Task description: The lines from the top of the material below through the line containing "(0,0) rectangle (1568,834);" are to be printed exactly, with pictures omitted.

Source excerpt:
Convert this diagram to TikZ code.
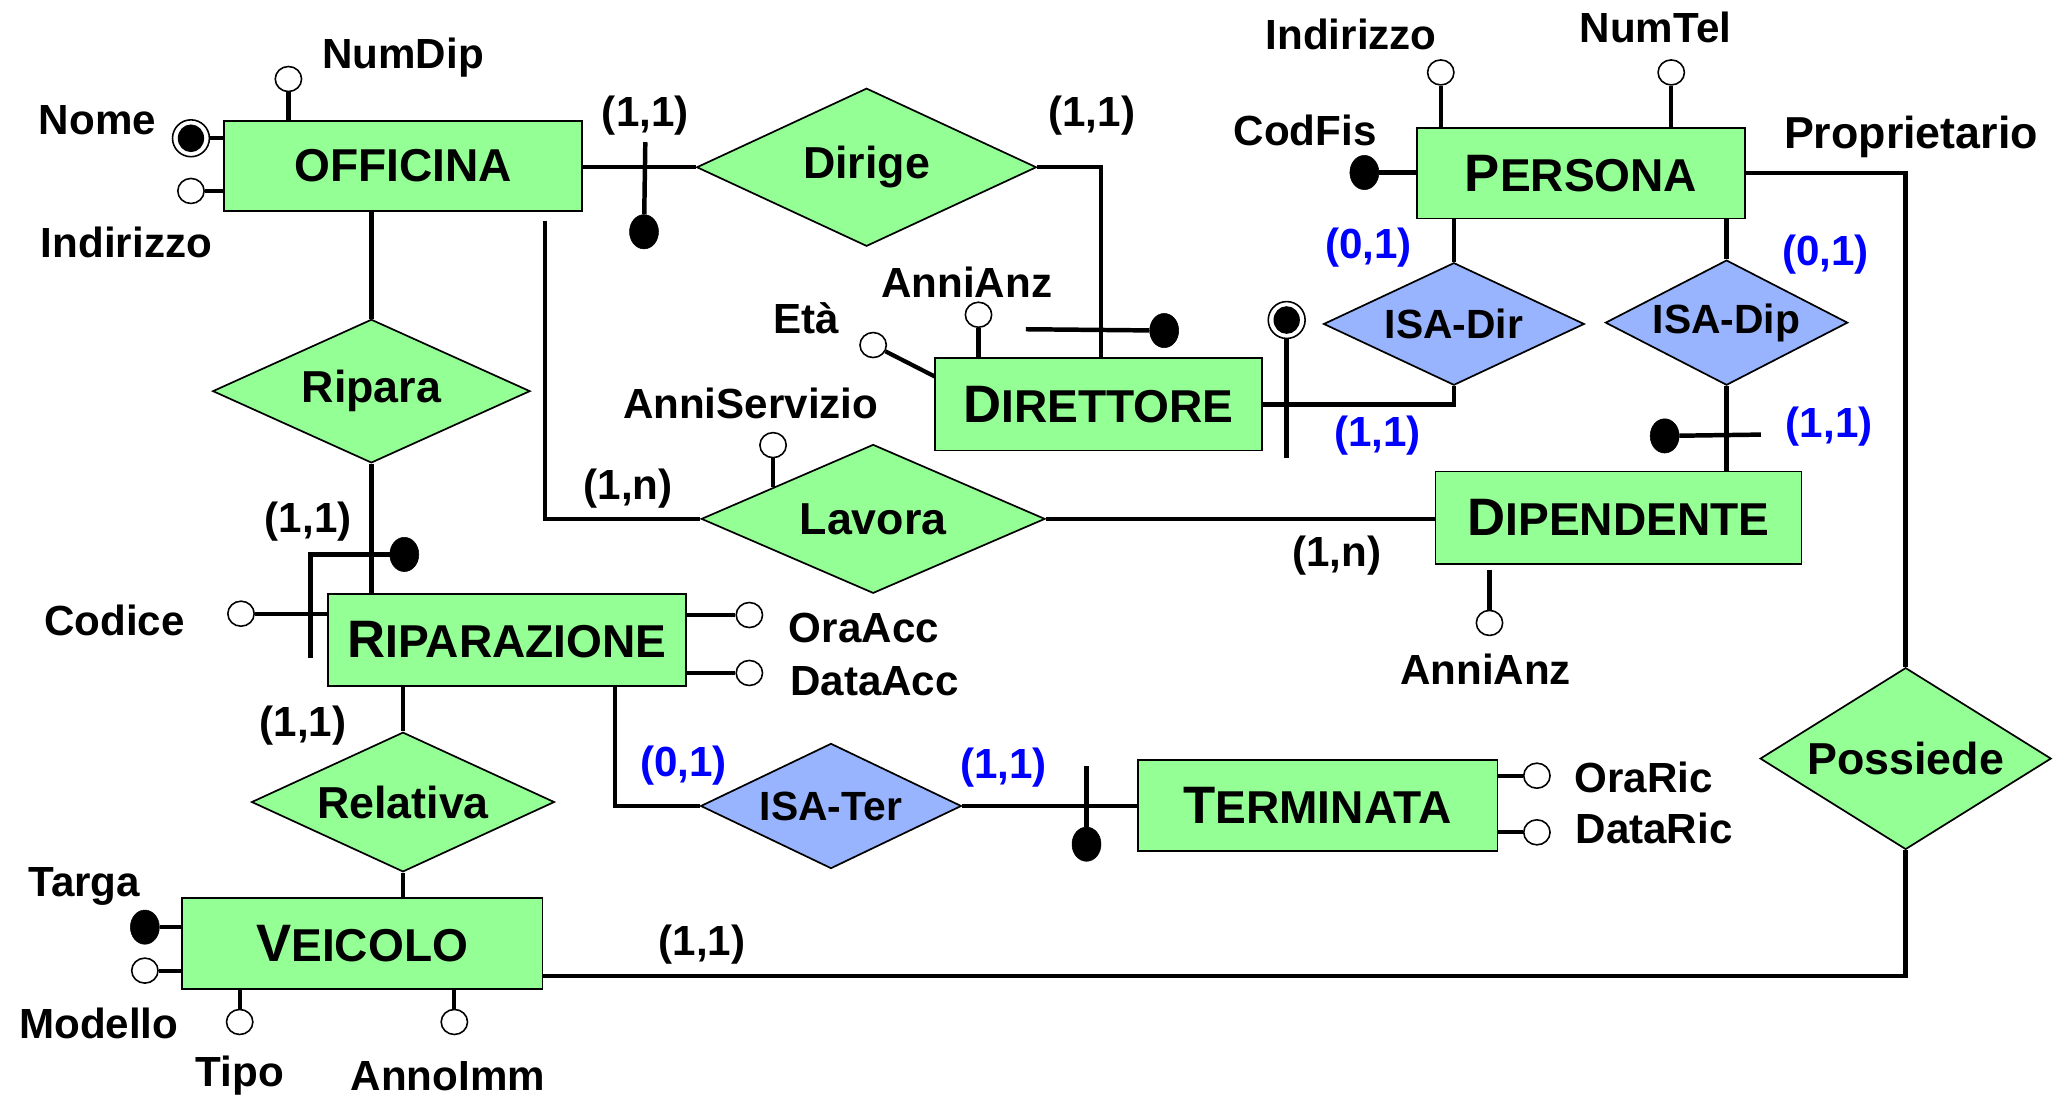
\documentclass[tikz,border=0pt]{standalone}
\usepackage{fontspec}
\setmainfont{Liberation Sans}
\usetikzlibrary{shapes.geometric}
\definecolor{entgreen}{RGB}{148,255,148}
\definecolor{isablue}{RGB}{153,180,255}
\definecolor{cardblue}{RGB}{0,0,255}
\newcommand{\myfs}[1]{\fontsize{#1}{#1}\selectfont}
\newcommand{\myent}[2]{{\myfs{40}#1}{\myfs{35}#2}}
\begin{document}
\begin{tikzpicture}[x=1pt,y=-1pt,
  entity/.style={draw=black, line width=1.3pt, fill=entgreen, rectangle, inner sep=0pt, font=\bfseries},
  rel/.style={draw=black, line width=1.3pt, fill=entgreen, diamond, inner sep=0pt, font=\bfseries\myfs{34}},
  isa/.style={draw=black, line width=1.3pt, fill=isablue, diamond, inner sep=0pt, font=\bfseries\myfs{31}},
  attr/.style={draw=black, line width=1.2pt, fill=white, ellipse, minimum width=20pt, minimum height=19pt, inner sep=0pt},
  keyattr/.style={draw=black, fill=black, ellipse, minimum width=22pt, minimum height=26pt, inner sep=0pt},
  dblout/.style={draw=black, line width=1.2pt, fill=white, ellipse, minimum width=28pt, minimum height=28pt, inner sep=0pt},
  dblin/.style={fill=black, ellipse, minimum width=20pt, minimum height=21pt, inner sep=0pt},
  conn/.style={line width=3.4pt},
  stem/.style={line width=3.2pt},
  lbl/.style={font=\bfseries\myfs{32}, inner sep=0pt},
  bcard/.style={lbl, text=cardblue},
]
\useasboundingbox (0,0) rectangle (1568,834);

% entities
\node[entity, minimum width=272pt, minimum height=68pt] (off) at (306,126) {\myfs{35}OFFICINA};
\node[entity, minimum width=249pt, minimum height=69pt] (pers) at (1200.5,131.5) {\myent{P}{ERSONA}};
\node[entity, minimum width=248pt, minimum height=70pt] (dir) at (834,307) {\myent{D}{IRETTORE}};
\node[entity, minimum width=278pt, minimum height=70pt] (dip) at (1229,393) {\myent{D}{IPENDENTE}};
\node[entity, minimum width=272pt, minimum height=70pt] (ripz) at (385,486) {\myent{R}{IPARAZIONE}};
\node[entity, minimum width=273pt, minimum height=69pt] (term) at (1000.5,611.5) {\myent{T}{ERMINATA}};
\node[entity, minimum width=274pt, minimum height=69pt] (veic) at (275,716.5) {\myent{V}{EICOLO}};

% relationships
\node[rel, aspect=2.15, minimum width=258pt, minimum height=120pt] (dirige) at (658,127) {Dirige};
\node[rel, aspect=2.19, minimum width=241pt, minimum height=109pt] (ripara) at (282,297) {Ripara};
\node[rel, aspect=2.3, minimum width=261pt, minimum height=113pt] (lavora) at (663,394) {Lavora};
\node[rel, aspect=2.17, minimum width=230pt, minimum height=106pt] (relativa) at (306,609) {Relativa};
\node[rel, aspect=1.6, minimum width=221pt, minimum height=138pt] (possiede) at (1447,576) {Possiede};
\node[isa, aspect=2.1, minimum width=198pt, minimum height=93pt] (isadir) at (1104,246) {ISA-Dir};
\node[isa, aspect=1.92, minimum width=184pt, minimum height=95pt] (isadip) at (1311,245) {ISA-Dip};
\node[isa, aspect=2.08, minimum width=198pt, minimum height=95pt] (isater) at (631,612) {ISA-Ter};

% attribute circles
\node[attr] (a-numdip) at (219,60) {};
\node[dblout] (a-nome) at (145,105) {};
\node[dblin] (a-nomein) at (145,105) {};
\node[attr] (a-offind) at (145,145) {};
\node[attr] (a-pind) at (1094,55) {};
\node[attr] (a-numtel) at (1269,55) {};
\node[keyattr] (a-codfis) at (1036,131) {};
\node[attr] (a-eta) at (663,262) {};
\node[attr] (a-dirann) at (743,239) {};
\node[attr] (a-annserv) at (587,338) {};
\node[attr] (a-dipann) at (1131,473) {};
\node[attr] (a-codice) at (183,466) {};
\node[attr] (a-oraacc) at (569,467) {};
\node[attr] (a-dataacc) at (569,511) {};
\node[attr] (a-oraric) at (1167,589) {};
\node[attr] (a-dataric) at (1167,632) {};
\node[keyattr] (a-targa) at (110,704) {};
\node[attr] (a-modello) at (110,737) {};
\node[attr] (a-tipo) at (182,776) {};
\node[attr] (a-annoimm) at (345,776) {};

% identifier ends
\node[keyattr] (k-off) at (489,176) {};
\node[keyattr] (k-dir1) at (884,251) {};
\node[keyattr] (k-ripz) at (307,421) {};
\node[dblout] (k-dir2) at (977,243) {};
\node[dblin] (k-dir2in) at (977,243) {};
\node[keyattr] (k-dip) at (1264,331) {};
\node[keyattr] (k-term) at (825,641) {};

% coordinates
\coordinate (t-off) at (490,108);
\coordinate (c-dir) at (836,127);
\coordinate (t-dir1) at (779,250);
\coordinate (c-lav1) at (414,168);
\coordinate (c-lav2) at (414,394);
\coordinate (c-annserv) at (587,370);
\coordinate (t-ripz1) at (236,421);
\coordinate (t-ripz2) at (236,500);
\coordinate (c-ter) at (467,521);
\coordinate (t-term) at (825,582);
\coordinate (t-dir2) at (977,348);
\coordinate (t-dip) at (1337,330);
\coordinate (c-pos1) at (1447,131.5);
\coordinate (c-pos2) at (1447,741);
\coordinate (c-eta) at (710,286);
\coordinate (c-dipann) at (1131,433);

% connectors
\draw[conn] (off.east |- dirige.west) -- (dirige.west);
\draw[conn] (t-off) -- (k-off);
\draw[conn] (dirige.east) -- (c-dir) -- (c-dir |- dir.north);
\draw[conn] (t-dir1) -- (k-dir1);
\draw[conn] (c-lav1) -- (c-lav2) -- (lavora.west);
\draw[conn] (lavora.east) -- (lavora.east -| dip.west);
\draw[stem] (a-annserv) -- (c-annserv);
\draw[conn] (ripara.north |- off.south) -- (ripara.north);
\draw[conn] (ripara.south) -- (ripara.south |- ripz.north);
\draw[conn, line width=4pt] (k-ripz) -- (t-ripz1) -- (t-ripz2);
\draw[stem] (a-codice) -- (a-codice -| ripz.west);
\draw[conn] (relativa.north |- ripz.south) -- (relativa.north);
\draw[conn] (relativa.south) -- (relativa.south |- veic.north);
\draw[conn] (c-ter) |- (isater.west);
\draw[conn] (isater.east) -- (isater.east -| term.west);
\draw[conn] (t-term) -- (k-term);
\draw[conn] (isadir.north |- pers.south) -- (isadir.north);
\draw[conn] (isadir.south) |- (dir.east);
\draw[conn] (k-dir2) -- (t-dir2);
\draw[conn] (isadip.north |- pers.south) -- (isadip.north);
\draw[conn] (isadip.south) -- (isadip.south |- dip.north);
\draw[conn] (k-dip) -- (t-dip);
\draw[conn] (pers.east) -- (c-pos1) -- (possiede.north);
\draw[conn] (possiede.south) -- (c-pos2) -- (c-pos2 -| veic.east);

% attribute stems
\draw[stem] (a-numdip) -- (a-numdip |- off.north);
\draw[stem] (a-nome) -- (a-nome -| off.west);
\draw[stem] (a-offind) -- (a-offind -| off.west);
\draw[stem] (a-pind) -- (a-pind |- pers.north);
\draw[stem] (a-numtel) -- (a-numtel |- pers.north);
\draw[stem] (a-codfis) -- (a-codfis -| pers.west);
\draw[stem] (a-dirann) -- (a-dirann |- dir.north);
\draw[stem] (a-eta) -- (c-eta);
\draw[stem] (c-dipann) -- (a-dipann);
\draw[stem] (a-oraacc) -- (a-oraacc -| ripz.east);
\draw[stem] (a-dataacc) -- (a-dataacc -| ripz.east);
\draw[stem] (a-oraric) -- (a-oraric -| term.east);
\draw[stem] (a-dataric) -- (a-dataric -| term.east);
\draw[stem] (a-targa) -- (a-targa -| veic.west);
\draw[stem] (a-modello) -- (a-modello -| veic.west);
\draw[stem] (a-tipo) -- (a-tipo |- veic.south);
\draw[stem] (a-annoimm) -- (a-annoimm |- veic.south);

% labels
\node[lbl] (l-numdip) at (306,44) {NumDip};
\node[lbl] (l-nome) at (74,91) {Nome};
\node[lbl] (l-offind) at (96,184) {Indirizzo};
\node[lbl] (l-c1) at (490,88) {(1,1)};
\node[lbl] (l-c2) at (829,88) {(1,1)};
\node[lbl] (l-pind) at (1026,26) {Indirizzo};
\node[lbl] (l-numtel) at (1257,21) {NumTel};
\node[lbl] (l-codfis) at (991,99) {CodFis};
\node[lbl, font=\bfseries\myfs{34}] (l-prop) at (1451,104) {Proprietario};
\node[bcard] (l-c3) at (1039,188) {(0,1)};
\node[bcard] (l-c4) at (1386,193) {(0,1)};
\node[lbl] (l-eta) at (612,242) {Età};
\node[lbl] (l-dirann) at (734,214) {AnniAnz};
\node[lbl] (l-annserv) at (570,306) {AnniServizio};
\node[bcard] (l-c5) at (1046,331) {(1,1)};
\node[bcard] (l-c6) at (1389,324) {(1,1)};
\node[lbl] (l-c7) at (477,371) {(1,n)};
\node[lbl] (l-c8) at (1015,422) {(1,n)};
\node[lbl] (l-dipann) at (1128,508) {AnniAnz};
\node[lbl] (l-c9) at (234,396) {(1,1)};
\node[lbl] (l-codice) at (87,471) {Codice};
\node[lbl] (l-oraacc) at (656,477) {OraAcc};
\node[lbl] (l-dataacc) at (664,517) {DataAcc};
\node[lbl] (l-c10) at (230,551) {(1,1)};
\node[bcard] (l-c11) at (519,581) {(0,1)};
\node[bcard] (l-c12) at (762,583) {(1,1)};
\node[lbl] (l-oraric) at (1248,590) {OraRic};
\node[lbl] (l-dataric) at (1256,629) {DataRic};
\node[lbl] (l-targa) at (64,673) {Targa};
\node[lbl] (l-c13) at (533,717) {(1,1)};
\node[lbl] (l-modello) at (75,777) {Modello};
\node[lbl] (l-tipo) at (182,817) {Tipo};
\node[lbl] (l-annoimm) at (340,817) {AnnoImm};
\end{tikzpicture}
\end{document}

Output of the exercise:
Convert this diagram to TikZ code.
\documentclass[tikz,border=0pt]{standalone}
\usepackage{fontspec}
\setmainfont{Liberation Sans}
\usetikzlibrary{shapes.geometric}
\definecolor{entgreen}{RGB}{148,255,148}
\definecolor{isablue}{RGB}{153,180,255}
\definecolor{cardblue}{RGB}{0,0,255}
\newcommand{\myfs}[1]{\fontsize{#1}{#1}\selectfont}
\newcommand{\myent}[2]{{\myfs{40}#1}{\myfs{35}#2}}
\begin{document}
\begin{tikzpicture}[x=1pt,y=-1pt,
  entity/.style={draw=black, line width=1.3pt, fill=entgreen, rectangle, inner sep=0pt, font=\bfseries},
  rel/.style={draw=black, line width=1.3pt, fill=entgreen, diamond, inner sep=0pt, font=\bfseries\myfs{34}},
  isa/.style={draw=black, line width=1.3pt, fill=isablue, diamond, inner sep=0pt, font=\bfseries\myfs{31}},
  attr/.style={draw=black, line width=1.2pt, fill=white, ellipse, minimum width=20pt, minimum height=19pt, inner sep=0pt},
  keyattr/.style={draw=black, fill=black, ellipse, minimum width=22pt, minimum height=26pt, inner sep=0pt},
  dblout/.style={draw=black, line width=1.2pt, fill=white, ellipse, minimum width=28pt, minimum height=28pt, inner sep=0pt},
  dblin/.style={fill=black, ellipse, minimum width=20pt, minimum height=21pt, inner sep=0pt},
  conn/.style={line width=3.4pt},
  stem/.style={line width=3.2pt},
  lbl/.style={font=\bfseries\myfs{32}, inner sep=0pt},
  bcard/.style={lbl, text=cardblue},
]
\useasboundingbox (0,0) rectangle (1568,834);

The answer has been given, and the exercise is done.